During the American Civil War, Confederate irregulars, known as Bushwhackers, operated in all theaters. Striking sometimes behind Union lines, they destroyed supplies, railroad hubs, and other strategic targets in lightning raids that struck terror into their opponents. Some, on the other hand, were little more than roving snipers or assassins, killing Union-sympathizing civilians as well as soldiers, and sometimes using the cover of the war to settle grievances.
The Bushwhackers: Fighting for and Against the Confederate Guerrilla in the American Civil War is an introductory history of these controversial fighters, using primary sources on both sides to explain who they were and why they fought the way they did.
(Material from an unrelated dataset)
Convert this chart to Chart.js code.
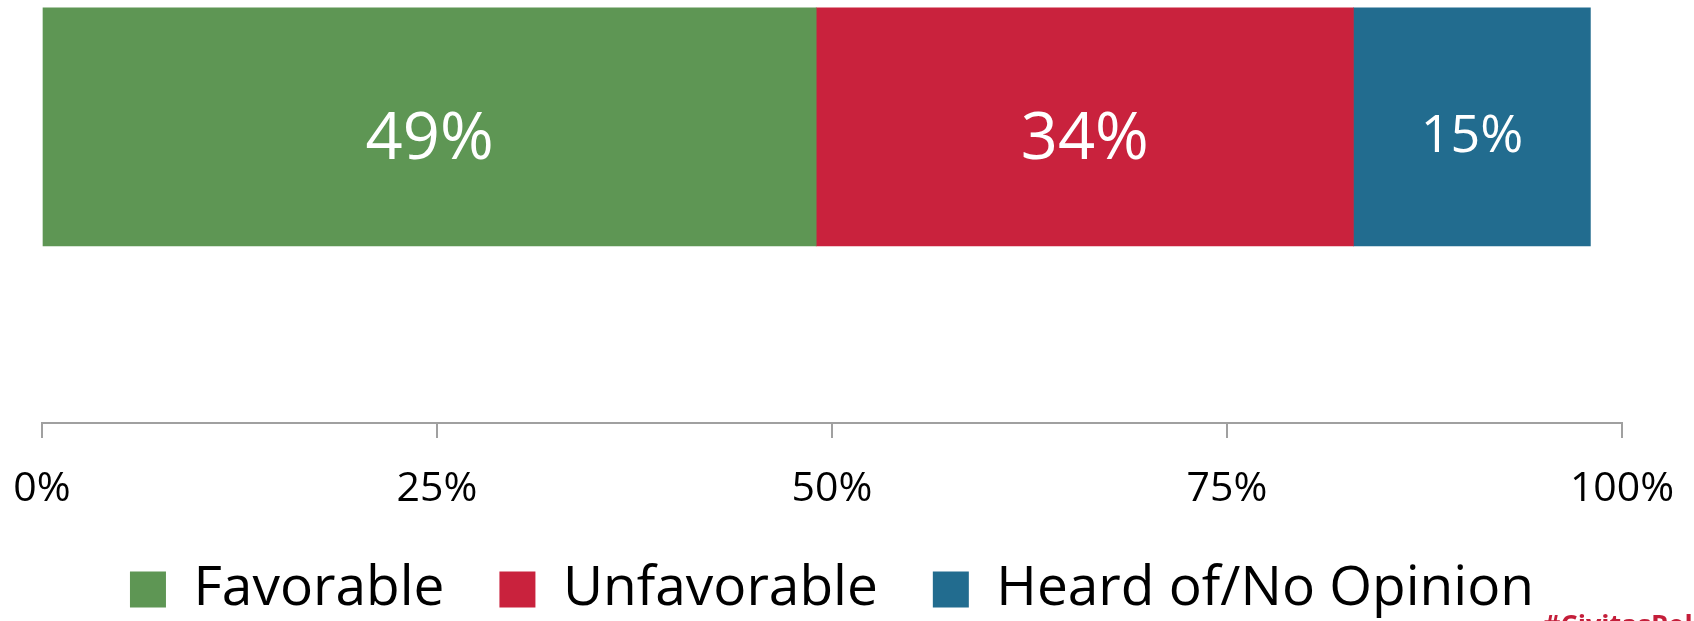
<!DOCTYPE html>
<html lang="en">
<head>
    <meta charset="UTF-8">
    <title>Favorable / Unfavorable</title>
    <script src="https://cdn.jsdelivr.net/npm/chart.js"></script>
    <style>
        body {
            margin: 0;
            background: #fff;
            overflow: hidden;
        }
        .wrap {
            position: relative;
            width: 1694px;
            height: 621px;
            overflow: hidden;
        }
        .tag {
            position: absolute;
            left: 1543px;
            top: 605px;
            font-family: 'Open Sans', sans-serif;
            font-weight: bold;
            font-size: 27px;
            line-height: normal;
            color: #c41e3a;
            white-space: nowrap;
        }
    </style>
</head>
<body>
    <div class="wrap">
        <canvas id="favChart" width="1694" height="621"></canvas>
        <div class="tag">#CivitasPoll</div>
    </div>

    <script>
        // data
        const rowIndex = [0];
        const seriesNames = ['Favorable', 'Unfavorable', 'Heard of/No Opinion'];
        const favorable = [49];
        const unfavorable = [34];
        const noOpinion = [15];
        const tickStep = 25;

        const seriesColors = ['#5e9654', '#c9223d', '#226c8f'];
        const labelFontSizes = [65, 65, 52];

        Chart.defaults.font.family = "'Open Sans', sans-serif";
        Chart.defaults.color = '#000';

        function toPoints(values) {
            return rowIndex.map((r, i) => ({ x: values[i], y: r }));
        }

        // white % labels in the middle of each segment
        const barLabels = {
            id: 'barLabels',
            afterDatasetsDraw(chart) {
                const ctx = chart.ctx;
                ctx.save();
                ctx.fillStyle = '#fff';
                ctx.textAlign = 'center';
                ctx.textBaseline = 'alphabetic';
                chart.data.datasets.forEach((ds, di) => {
                    const meta = chart.getDatasetMeta(di);
                    const size = labelFontSizes[di];
                    ctx.font = size + "px 'Open Sans', sans-serif";
                    meta.data.forEach((bar, i) => {
                        const cx = (bar.x + bar.base) / 2;
                        ctx.fillText(ds.data[i].x + '%', cx, bar.y + size * 0.49);
                    });
                });
                ctx.restore();
            }
        };

        const ctx = document.getElementById('favChart').getContext('2d');
        const chart = new Chart(ctx, {
            type: 'bar',
            data: {
                datasets: [
                    { label: seriesNames[0], data: toPoints(favorable), backgroundColor: seriesColors[0] },
                    { label: seriesNames[1], data: toPoints(unfavorable), backgroundColor: seriesColors[1] },
                    { label: seriesNames[2], data: toPoints(noOpinion), backgroundColor: seriesColors[2] }
                ]
            },
            options: {
                indexAxis: 'y',
                responsive: false,
                animation: false,
                barThickness: 238,
                layout: {
                    padding: { left: 42, right: 72, top: 0, bottom: 0 }
                },
                scales: {
                    x: {
                        stacked: true,
                        min: 0,
                        max: 100,
                        ticks: {
                            stepSize: tickStep,
                            padding: 31,
                            font: { size: 41, lineHeight: 1 },
                            color: '#000',
                            maxRotation: 0,
                            callback: v => v + '%'
                        },
                        grid: {
                            drawOnChartArea: false,
                            drawTicks: true,
                            tickLength: 15,
                            color: '#a0a0a0',
                            lineWidth: 2
                        },
                        border: { display: true, color: '#a0a0a0', width: 2 },
                        // keep the edge labels from pushing the plot inwards
                        afterFit: scale => {
                            scale.paddingLeft = 0;
                            scale.paddingRight = 0;
                            scale.height = 84;
                        }
                    },
                    y: {
                        type: 'linear',
                        stacked: true,
                        reverse: true,
                        offset: false,
                        min: -0.3,
                        max: 0.7,
                        display: false
                    }
                },
                plugins: {
                    tooltip: { enabled: false },
                    legend: {
                        position: 'bottom',
                        maxHeight: 114,
                        labels: {
                            boxWidth: 36,
                            boxHeight: 36,
                            padding: 55,
                            color: '#000',
                            font: { size: 55 }
                        }
                    }
                }
            },
            plugins: [barLabels]
        });
    </script>
</body>
</html>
Some of the accounts, such as the history of John McCorkle, a soldier who served as a scout for William Quantrill along the Missouri-Kansas border, or the final entry which gives a history of the Younger brothers, two among those who, after the war took to banditry, seem to romanticize these vicious fighters. On the other hand, accounts of some who were on the receiving end of the bushwhackers’ attentions, show that they could also be completely ruthless.
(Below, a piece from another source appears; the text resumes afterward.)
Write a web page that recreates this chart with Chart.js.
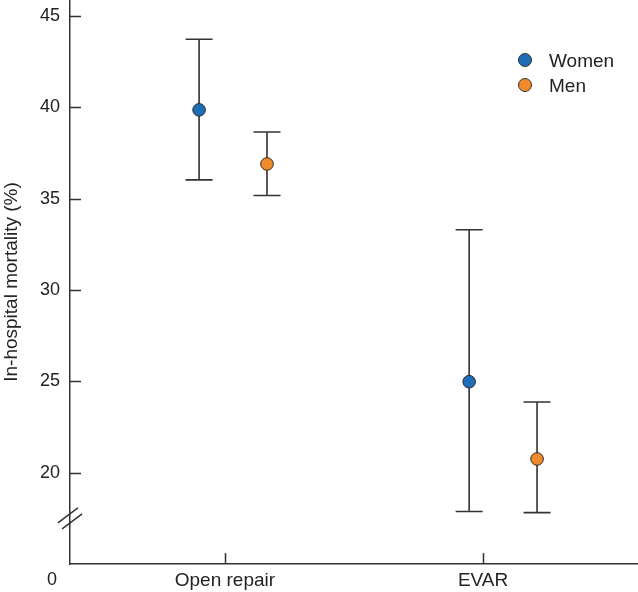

Wherever your sympathies lie on the issue, this is a valuable volume to read, for it lays bare the horrors of the war of brother against brother in the words of participants like no other history book in my memory has done. Think of them as romantic behind-the-lines heroes or bloodthirsty killers, but these men were an integral part of the Civil War, and in many ways, they not only changed the nature of modern warfare, but put an indelible stamp on the American character.
I received a free copy of this book. I give it four stars.